On 2 November 2009 Cochrane became Group Chief Executive of Weir Group plc, having joined Weir as Group Finance Director in July 2006. He resigned as a director of Weir Group on 30 September 2016. Cochrane said that he was "looking for the next opportunity" and that the Weir Group had become "a bit samey".

In 2015, Cochrane was appointed as the lead "non-executive director” for the Scotland Office and Office of the Advocate General.

Cochrane was appointed to the board of Carillion plc on 2 July 2015 and on 10 July 2017 he became its Interim Chief Executive, taking over from Richard Howson. He remained in this position until the company went into voluntary liquidation on 15 January 2018. In the final report of the Parliamentary inquiry into the collapse of Carillion, published on 16 May 2018, the Carillion board was described as "either negligently ignorant of the rotten culture at Carillion or complicit in it." The report continued:
"Keith Cochrane was an inside appointment as interim Chief Executive, having served as a non-executive on the board that exhibited little challenge or insight. He was unable to convince investors of his ability to lead and rebuild the company. ... Non-executives are there to scrutinise executive management. They have a particularly vital role in challenging risk management and strategy and should act as a bulwark against reckless executives. Carillion’s NEDs were, however, unable to provide any remotely convincing evidence of their effective impact."

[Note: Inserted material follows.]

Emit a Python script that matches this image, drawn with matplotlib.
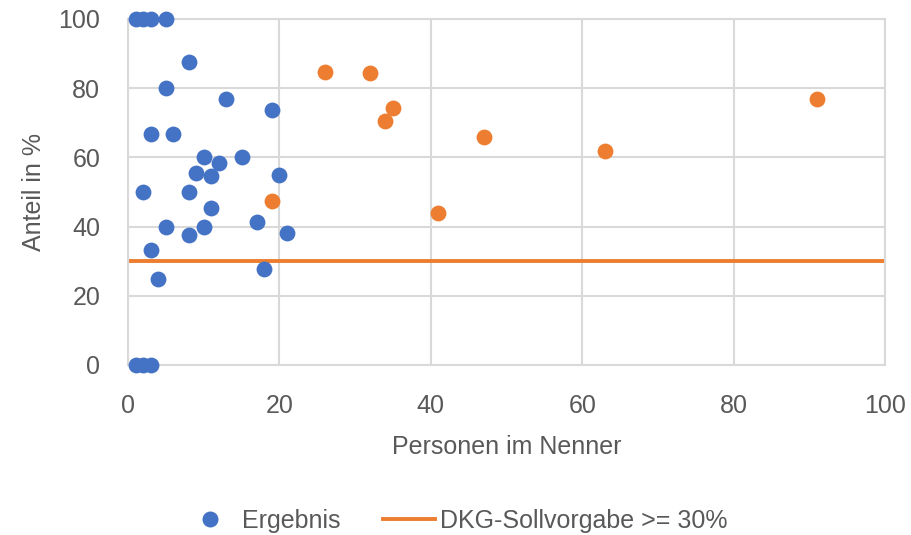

The report also recommended that the Insolvency Service should consider whether the former Carillion directors, including Cochrane, could be disqualified from acting as a director. In January 2021, the Insolvency Service said it would seek to ban eight former Carillion directors, including Cochrane, from holding senior boardroom positions. However, a trial due to start on 16 October 2023 was cancelled after the Insolvency Service decided it was not in the public interest to pursue Cochrane and four others.

In September 2017, Cochrane was appointed non-executive chairman of fracking company Third Energy Onshore. He resigned as a director in September 2018.

On 4 January 2018 Cochrane was appointed as Chairman of the Advisory Board of the German equipment manufacturer, Schenck Process Group.

In October 2018, Cochrane was appointed chairman of Peterhead-based engineer, Score Group.

On 1 March 2019, he took over as chief executive of Schenck Process.

==Honours==
In March 2016, Cochrane was elected a Fellow of the Royal Society of Edinburgh, Scotland's National Academy for science and letters.

Cochrane was appointed Commander of the Order of the British Empire (CBE) in the 2016 Birthday Honours for services to business in Scotland.

==Personal life==
Cochrane's interests include golf, gardening and watching Scotland play rugby.